Numero 41/2021
11 Ottobre 2021
Macchine ed impianti della birra: Tini di fermentazione
Ai fini di trattare le tecnologie impiantistiche impiegate nella fermentazione della birra a livello di birrificio artigianale, è utile una premessa sulle tipologie di fermentazioni che si realizzano in birrificio, secondo una classificazione strettamente tecnica: si denomina fermentazione primaria il processo finalizzato alla trasformazione degli zuccheri in alcol (l’anidride carbonica prodotto è irrilevante ai fini della birra finita), mentre è definita fermentazione secondaria quella fase di fermentazione necessaria alla presa di spuma (in cui si trattiene l’anidride carbonica nella birra, risultando l’incremento di tenore alcolico limitato).
La fermentazione primaria del mosto avviene in appositi tini di fermentazione; la quantità di lievito da introdurre nel mosto freddo varia tra i 0,3 a 0,5 litri per hl. L’aggiunta del lievito può essere effettuata direttamente nella tubazione di passaggio del mosto dai refrigeranti al tino di fermentazione o direttamente nel tino di fermentazione.
Fermentatore a cielo aperto e fondo piatto
La fermentazione secondaria può avvenire all’interno di tini se è poi possibile effettuare il riempimento isobarico dei contenitori finali, oppure può avvenire nel contenitore di vendita, sia che si tratti di bottiglia, fusto, lattina.
Nel primo caso è necessario che i tank di fermentazione secondaria siano in grado di trattenere la sovrapressione dell’anidride carbonica (tini definiti isobarici), mentre nella seconda casistica sono sufficienti i cosiddetti “cielo aperto”, ovvero vasi di fermentazione che non trattengono gas.

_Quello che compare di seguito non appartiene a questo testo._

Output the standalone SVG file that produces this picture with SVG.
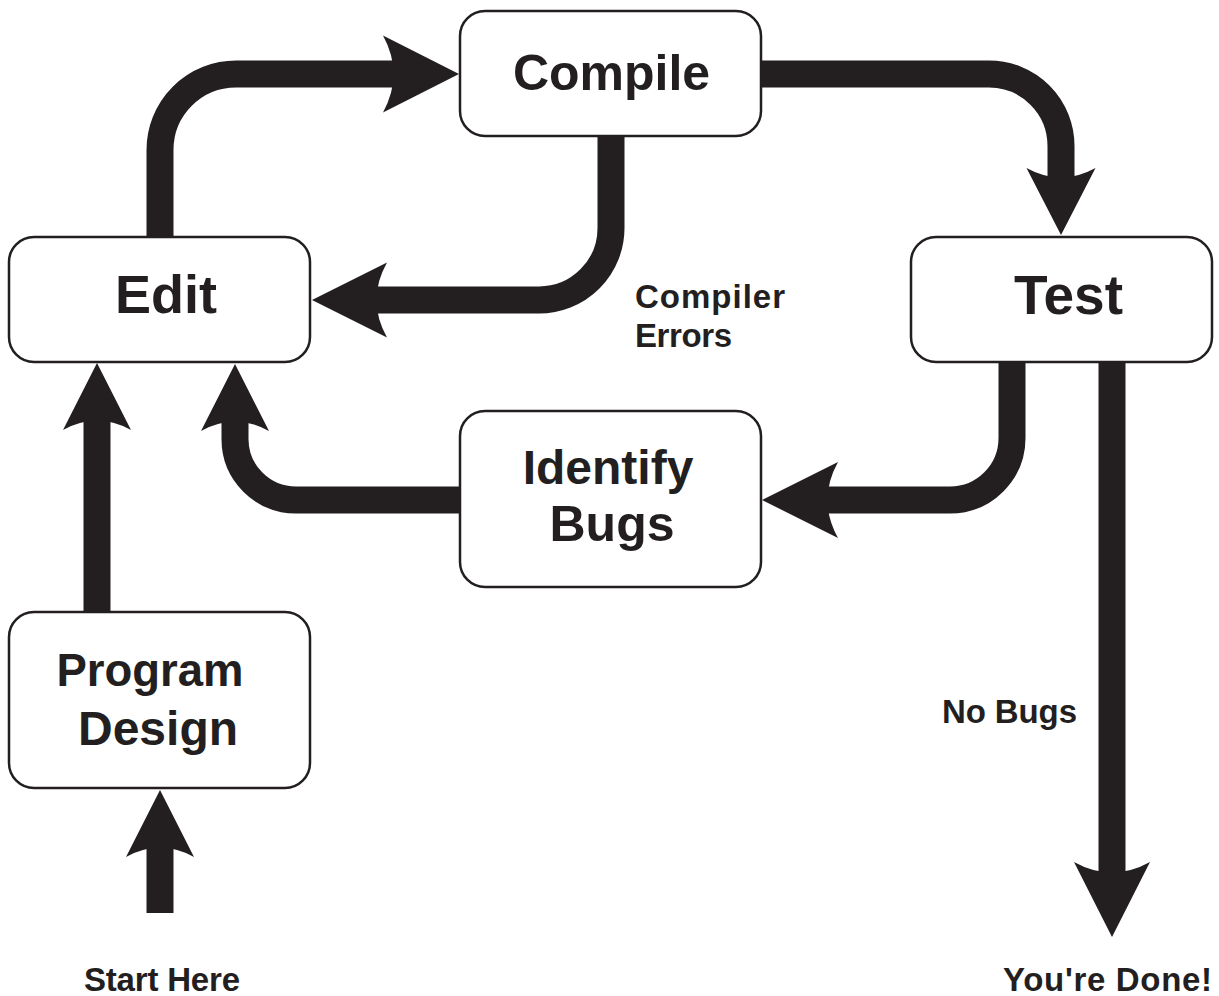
<svg xmlns="http://www.w3.org/2000/svg" width="1219" height="996" viewBox="0 0 1219 996">
<style>
.box{fill:#fff;stroke:#231f20;stroke-width:2.5}
.shaft{fill:none;stroke:#231f20;stroke-width:27;stroke-linecap:butt}
.head{fill:#231f20;stroke:none}
text{font-family:"Liberation Sans",Arial,sans-serif;font-weight:bold;fill:#231f20;text-anchor:middle}
.lbl{font-size:33px;text-anchor:start}
</style>
<rect width="1219" height="996" fill="#fff"/>
<g id="connectors">
<path class="shaft" d="M160 237 V150 A76 76 0 0 1 236 74 H400"/>
<path class="head" d="M459 74 L383 35.5 Q404 74 383 112.5 Z"/>
<path class="shaft" d="M611 136 V228 A72 72 0 0 1 539 300 H375"/>
<path class="head" d="M312 300 L387 262.5 Q366 300 387 337.5 Z"/>
<path class="shaft" d="M761 74 H989 A72 72 0 0 1 1061 146 V180"/>
<path class="head" d="M1061 235 L1026.5 168 Q1061 187 1095.5 168 Z"/>
<path class="shaft" d="M1012 362 V438 A62 62 0 0 1 950 500 H820"/>
<path class="head" d="M762 500 L838 462 Q817 500 838 538 Z"/>
<path class="shaft" d="M460 500 H296 A61 61 0 0 1 235 439 V420"/>
<path class="head" d="M235 364 L201 431 Q235 412 269 431 Z"/>
<path class="shaft" d="M97 612 V420"/>
<path class="head" d="M97 363 L63 430 Q97 411 131 430 Z"/>
<path class="shaft" d="M160 913 V840"/>
<path class="head" d="M160 790 L126 857 Q160 838 194 857 Z"/>
<path class="shaft" d="M1112 362 V880"/>
<path class="head" d="M1112 937 L1074 862 Q1112 883 1150 862 Z"/>
</g>
<g id="compile">
<rect class="box" x="460" y="11" width="301" height="125" rx="25"/>
<text x="611.5" y="90" font-size="50">Compile</text>
</g>
<g id="edit">
<rect class="box" x="9" y="237" width="301" height="125" rx="25"/>
<text x="166" y="313" font-size="54">Edit</text>
</g>
<g id="test">
<rect class="box" x="911" y="237" width="301" height="125" rx="25"/>
<text x="1068.5" y="314" font-size="55">Test</text>
</g>
<g id="identify-bugs">
<rect class="box" x="460" y="411" width="301" height="176" rx="25"/>
<text x="608" y="484" font-size="48">Identify</text>
<text x="612" y="541" font-size="50">Bugs</text>
</g>
<g id="program-design">
<rect class="box" x="9" y="612" width="301" height="176" rx="25"/>
<text x="150" y="686" font-size="45.5">Program</text>
<text x="158" y="745" font-size="48">Design</text>
</g>
<g id="labels">
<text class="lbl" x="635" y="308" font-size="34" textLength="150">Compiler</text>
<text class="lbl" x="635" y="347" font-size="34" textLength="97">Errors</text>
<text class="lbl" x="942" y="723" textLength="135">No Bugs</text>
<text class="lbl" x="84" y="991" textLength="156">Start Here</text>
<text class="lbl" x="1003" y="991" font-size="34.5" textLength="209">You're Done!</text>
</g>
</svg>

I tini di fermentazione sono costruiti in acciaio inossidabile e presentano una forma tronco-conica, semisferica nella parte basale o piatta a seconda degli usi. I diversi modelli disponibili presentano tasche di raffreddamento, ad acqua gelida o glicole, per permettere il mantenimento costante della temperatura di fermentazione. Nelle industrie in cui i serbatoi sono disposti all’esterno dell’edificio, si
impiegano sistemi di coibentazione del fermentatore. I fermentatori esterni possono infatti presentare uno spessore di poliuretano (isolante) compreso tra i 100 e i 150 mm, che in caso di irraggiamento solare molto elevato, tale spessore può essere convenientemente aumentato.
Tutti i serbatoi sono equipaggiati da una o più testate di lavaggio e da uno sfiato collegato all’impianto di recupero della CO2; una valvola di sicurezza prevede di scaricare la pressione in eccesso (di solito 0,4 bar) e ad impedire che il serbatoio si schiacci per la depressione che si può creare durante uno svuotamento con lo sfiato chiuso per errore, durante un lavaggio caustico con presenza di CO2 o durante un raffreddamento del gas contenuto nel tank. La capacità netta di mosto che può contenere un fermentatore è intorno all’85%, in quanto bisogna tener conto della schiuma che si viene a creare durante il processo fermentativo.
Da sinistra: fermentatore a cielo aperto, maturatore a fondo semisferico, fermentatori troncoconici unitank
Di ultima generazione sono gli unitanks, serbatoi nei quali avviene sia la fermentazione primaria (6-10 giorni) che la maturazione e l’affinamento della birra. Questa soluzione consente di guadagnare spazio lavorativo, infatti consentendo l’installazione non più di due serbatoi (uno di fermentazione e l’atro di maturazione) ma di un solo tank in cui avvengono le due fasi di fermentazione e maturazione. La pressione che possono sopportare questi serbatoi è di 2 bar.
Esistono anche serbatoi di stoccaggio orizzontali, in grado di sopportare pressioni di 1,5 bar e permettono di conservare a temperatura controllata la birra. Sono molto utili per le dimensioni ridotte rispetto al volume ed alla possibilità di essere facilmente sovrapposti; inoltre la birra può essere portata direttamente alle linee di spillatura, quindi trovano ampie impiego nei brewpub.
Una volta che la birra ha completato il processo di fermentazione, non può essere immediatamente posta nei contenitori per la vendita, ma richiede fasi di stabilizzazione che possono avvenire o semplicemente mediante la conservazione nei sopra descritti tini a bassa temperatura (prossima a quella di congelamento), oppure si possono attuare specifiche lavorazioni che consentono di aumentare l’efficienza e velocizzare la durata della trasformazione in birra finita.